Writing on the extremist views of right wing reactionary Lee Anderson and the death penalty.

Source >> anti*capitalist resistance

The reactionary right sees the death sentence, as backed by new Conservative Party Deputy Chair Lee Anderson, as a crucial tool for maintaining justice and maintaining social order. Anderson when asked by the Spectator’s James Heale if he supported the death penalty, he said:

‘Yes. Nobody has ever committed a crime after being executed. You know that, don’t you? 100 per cent success rate.’ He pauses. ‘Now I’d be very careful on that one because you’ll get the certain groups saying: “You can never prove it.” Well, you can prove it if they have videoed it and are on camera.

In a world of deep fake videos which are getting harder to spot this is an extremely naïve response from Anderson.

From a progressive standpoint, however, the death penalty is nothing more than a brutal practise that violates basic human rights and exacerbates the disparities inherent in a broken criminal justice system. We are fortunate that this barbaric practise was abolished in the United Kingdom in 1965, although it was not repealed for all offences until 1998. The last execution took place in the United Kingdom in 1964, and this must always be the case.

From a progressive standpoint, however, it is nothing more than a brutal practise that violates basic human rights and exacerbates the disparities inherent in a broken criminal justice system.

Using the United States as an example, the death penalty is frequently utilised to target marginalised communities, particularly communities of colour and low-income persons. It promotes structural prejudices in the criminal justice system and undermines the principles of fairness and equality that are the foundation of a just society. Furthermore, the death penalty is routinely used in a racially biased manner, with people of colour far more likely than white people to be sentenced to death.

The Death Penalty Information Centre (DPIC) has identified 190 exonerated death row convicts in the United States alone. If capital punishment had still been legal in the United Kingdom, the Birmingham Six (who were later fully exonerated) would almost certainly have been wrongly murdered by the state. DPIC has identified exonerated death-row individuals who were wrongfully convicted and condemned to death in 29 states in the US and across 118 counties. This is still an extremely high number, and the reactionary Anderson should certainly visit this website and educate himself on what he is truly advocating.

The death penalty is a flawed practise that is prone to error and the risk of executing innocent people remains high. The criminal justice system is fallible, and mistakes are made; yet, because the death sentence is irreversible, those mistakes cannot be addressed. The possibility of executing an innocent person violates fundamental human rights and undermines the entire foundation of the justice system.

The death penalty is a flawed practise that is prone to error and the risk of executing innocent people remains high.

We must acknowledge as progressives that the death penalty is a terrible and barbaric punishment that serves no purpose in a civilised society. Rather than depending on violence and repression, we must endeavour to build a more equal and just society in which human rights are protected and the abolition of the police and prison industrial complex is a primary goal.
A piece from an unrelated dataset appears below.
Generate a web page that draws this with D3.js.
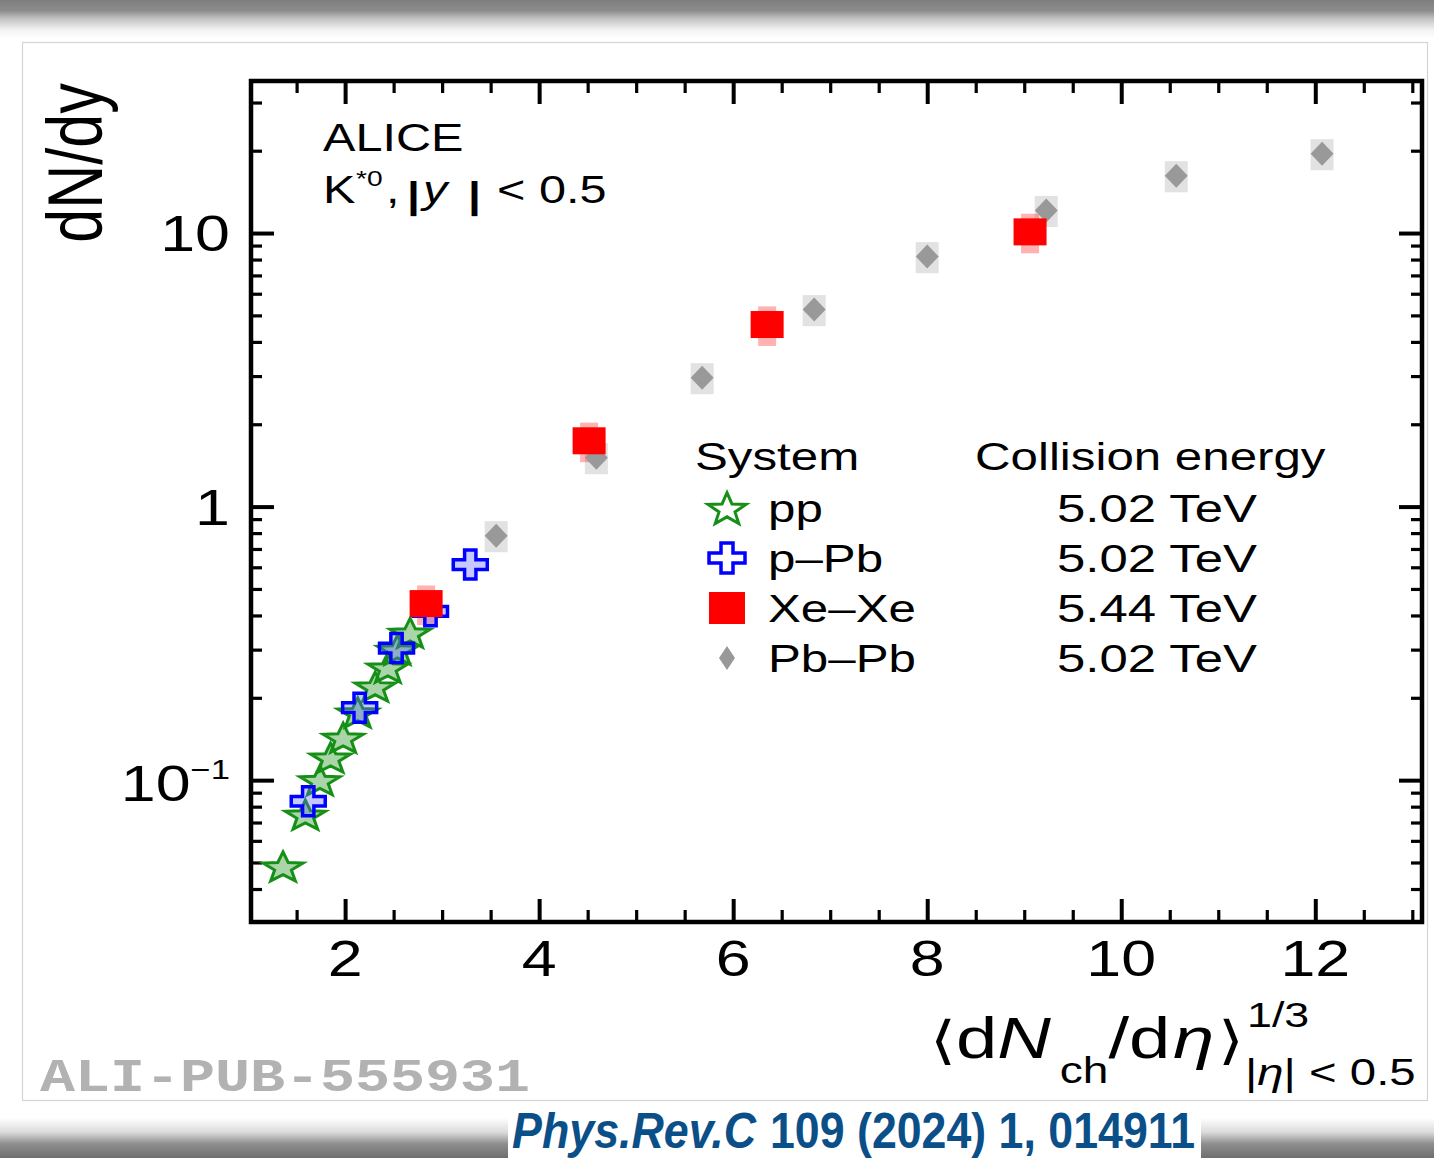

The continued repeal of the death penalty is a crucial step in this direction and is the only way to defend the dignity and rights of all individuals.

Reactionary politicians like Anderson and Home Secretary Suella Braverman make this country less safe. Last night’s events in Knowsley, where a fascist crowd of over 400 terrorised, a hostel sheltering refugees, highlight the power of the reactionary right’s antagonistic narrative.

We must not let the reactionary right and their fascist friends bring back the death penalty. It is a brutal and outmoded institution that violates the criminal justice system’s principles of fairness and equality. The fight to abolish the death penalty must always be part of a greater movement for justice and human rights, and we must seek to build a society that values and protects the lives of all people, regardless of colour, class, or background.